The other interesting dimension to the combat is the variety of sword swings you can use in Knight form. You can either do a straight stab, or an overhead swing. You can combine the former with a crouch, and the latter with a jump, for increased power. Indeed, the damage you deal to enemies is frame-based, and enemies have almost no invincibility frames, meaning you tend to hope that they just charge at you and you can then destroy them with repeated overhead swings. The thing is that most of the time, the boss-type enemies like to hang out just outside of your range, meaning continually jumping toward them and overhead striking until you near the edge of the screen, then retreating, is often the optimal strategy when using the Knight.
Sword Master offers a mere five continues out of the box. This isn’t a lot, especially at first, when you’re trying to figure out how to navigate the instant-death pits and the associated obstacles of the even-numbered levels. You’ll find that it’s enough, though. The game’s stages are all short, to the point that the entire game can be beaten in under fifteen minutes without even trying to go fast. And that’s the game’s second-biggest flaw–there’s just not enough substance to it. Its biggest flaw is that, at least on my copy, Sword Master is prone to crashing on the final boss. I’m not sure what causes it, or if it was just my copy of the game, but I recall Nintendo Power mentioning a “trap” in that fight, which makes me wonder if there was a reliable way to trigger the crash that I never figured out.
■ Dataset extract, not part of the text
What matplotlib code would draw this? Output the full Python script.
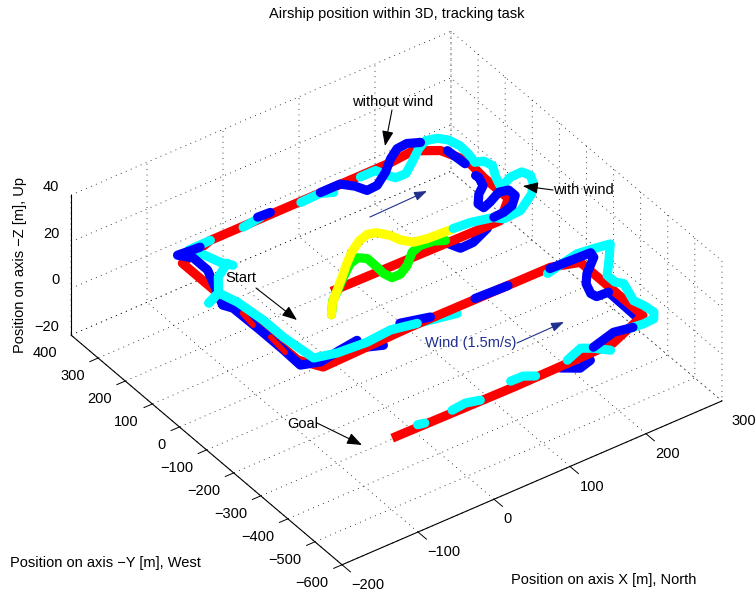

In the end, Sword Master isn’t a bad game per se. It’s a spiritual sequel to Castle of Dragon, and thankfully, Athena did learn a lot between that game and this one. But because of the combination of the game’s release late in the NES lifecycle, and its rarity due to lack of sales (As one review noted, in order to properly call the game “underrated”, it would’ve had to be rated at all upon its release), the game sells for stupid amounts of money at present. It was also never re-released, which means my verdict is “If ye be a scurvy pirate, then sail the seas of emulation for Sword Master. If ye have never sinned, though, stay away.”